La oralidad, como método procesal, garantiza una justicia expedita, aunque no por ello objetiva. Tradicionalmente, los juicios orales se caracterizan por una enorme carga emotiva que ofusca los ánimos de los juzgadores y puede hacerles declinar el apego al texto legal en aras de la compasión o la empatía.

En la historia de México, el antecedente inmediato de los juicios orales fue el jurado popular, que tuvo vigencia hasta 1929 y estaba constituido por nueve miembros electos por sorteo. Las audiencias eran dirigidas por los jueces y participaban el ministerio público, los defensores y el propio jurado, que deliberaba bajo la siguiente premisa: “La ley no toma en cuenta a los jurados los medios por los cuales han formado su convicción. Sólo les manda interrogarse conforme a su conciencia si el acusado es culpable o no del delito que se le imputa”.

Un caso que puso en jaque la legitimidad del jurado popular fue el de María del Pilar Moreno, quien con sólo 15 años había quedado huérfana luego de que su padre fuera asesinado a las puertas de Gobernación. Poco después se supo que el homicida era el senador Francisco Tejeda. El asesino quedó impune valiéndose del fuero constitucional. Impotente, la menor buscó hacer justicia por su propia mano. Consumó su venganza semanas más tarde, cuando circulaba por la colonia Roma e identificó a Tejeda. Entonces se acercó a él empuñando su arma y le gritó: “Máteme, como mató a mi padre”. Tras un breve forcejeo, se escucharon varias detonaciones y el cuerpo del hombre quedó tendido.

Desde su detención, la joven explicó que su conducta se debió al amor filial. El día de la última comparecencia, Querido Moheno, abogado de María del Pilar, urdió una estrategia retórica encaminada a enfatizar la ingenuidad de una “niña corrompida por las circunstancias”. Concluyó su intervención lamentando la desventura de su defendida y bendiciéndola por haber resarcido el honor de su padre. Al borde de las lágrimas, como si de una representación escénica se tratara, el jurado decidió absolverla. En contra de todo principio jurídico, la emotividad derrotó a la ley.

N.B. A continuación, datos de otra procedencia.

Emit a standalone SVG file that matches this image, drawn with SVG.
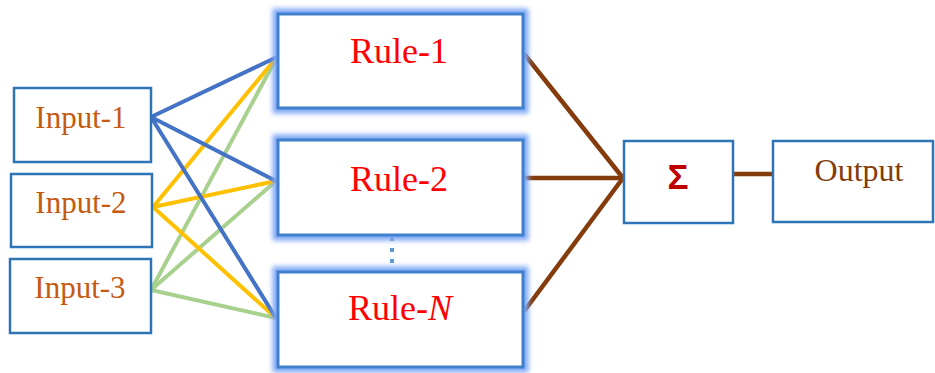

Otro proceso que se siguió bajo ese formato fue el de María Teresa Landa, famosa por haber ganado un concurso de belleza. Los acontecimientos tuvieron lugar el 25 de agosto de 1929, una vez que descubrió que su esposo tenía una segunda familia. Alterada por el engaño, enfrentó a su pareja y, en un episodio de rabia fulminante, le disparó en repetidas ocasiones. En shock, María Teresa levantó el cuerpo inerte y rompió en llanto.

El polémico juicio se desarrolló entre rumores y señalamientos en contra de la uxoricida, hubo incluso quienes la acusaron de cobrar por favores sexuales. Su defensor, José María Lozano, alegó ante el jurado que ella sólo se defendió de un mal moral que amenazaba con destruir su vida. María Teresa tomó la palabra y dijo que aún amaba a su esposo y que un accidente del destino le había arrebatado la felicidad. La acusada abandonó el juzgado en libertad entre gritos de júbilo.

Pese a las irregularidades relatadas, las circunstancias no siempre jugaron a favor de los procesados. Baste recordar la consigna contra José León Toral, quien, si bien atentó contra Obregón, los resultados de las investigaciones arrojaron que no fue el único en hacerlo; sin embargo, su suerte estaba echada por anticipado y se convirtió en el último mexicano en ser condenado a la pena de muerte, sentencia que se ejecutó por medio del fusilamiento.

De vuelta al presente, corresponde al poder Judicial evitar que la volubilidad contamine de nuevo las resoluciones judiciales. La apuesta por un derecho cierto debe remar en contra de la premisa que reza: vox populi, vox dei.